Electronic Part

Occupational Differences in the Electronics Industry


Occupational Differences in Electronics

Electronics technician, electrician, and electrical engineer may sound the same, but in fact they are very different jobs that require different training, knowledge and skill sets. However, there is some overlap in the three occupations. For example, all three occupations require knowledge of the basics of circuit design and the ability to read schematics. All three occupations are in demand and pay well.

Electricians work both indoors and outdoors to install and maintain electrical systems in homes, commercial buildings, and other facilities. Electricians tend to work with high voltages. Most electricians learn their trade via an apprenticeship, although some may attend a technical school for training first. Most states require electricians to be licensed.

Electrical engineers design, develop and test electrical equipment across many types of applications, from cell phones to advanced radars used by tactical fighter aircraft. Electrical engineers must have a bachelor's degree and are the highest paid of the three occupations.

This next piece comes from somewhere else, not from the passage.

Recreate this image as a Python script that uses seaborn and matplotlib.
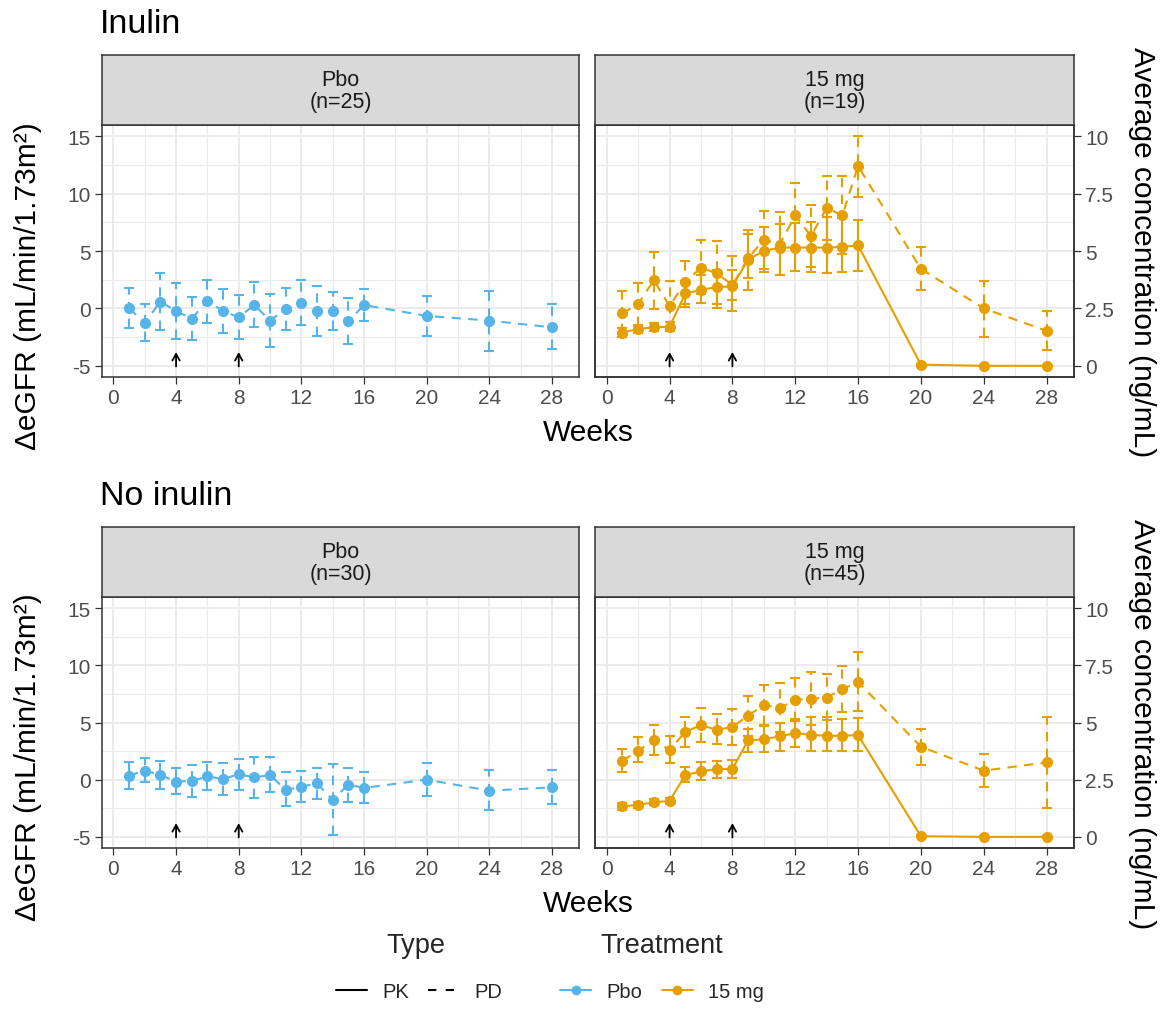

Electronics technicians work closely with electrical engineers to help them design, develop and test electrical equipment. Electronics technicians are much more "hands-on" than electronics engineers, as the technicians build and troubleshoot equipment designed by the engineers. Most electronics technicians enter the field by first earning a two-year degree from a community college or vocational-technical school. Many electronics technicians later earn bachelor's degrees in electrical engineering, making them very valuable to employers due to their combination of theoretical and practical knowledge.

Electronics technology involves many skills sets, including:

  • Assembling, maintaining, calibrating and repairing electronic instruments

  • Troubleshooting circuits and making recommendations for repairs or modifications

  • Building prototypes of electronic systems from engineering drawings and specifications

  • Modifying prototypes and updating documentation based on changes

  • Writing reports based on the results of tests performed

In addition to being a rewarding career, electronics technology is the only one of the three occupations to also have a large interest and following by hobbyists. Because of the low voltages and inexpensive components involved with electronics technology, the field offers enthusiasts a safe and easy environment for learning about electrical circuits and components. Many textbooks designed for self-learning are available for both novices and advanced hobbyists. Many kits are also designed to help teach hobbyists and others both general skills and specific applications.

All that's needed for a hobbyist to start building electronic circuits is a little basic knowledge, a few electronics components, a solderless breadboard and an inexpensive voltmeter. With a little more knowledge, basic soldering skills and a few more components, hobbyists can build a wide variety of applications that are both fun and practical such as animated signs for a small business or circuit timers for lighting to improve home security. Many advanced hobbyists and technicians also design their own circuits and systems or improve on existing designs.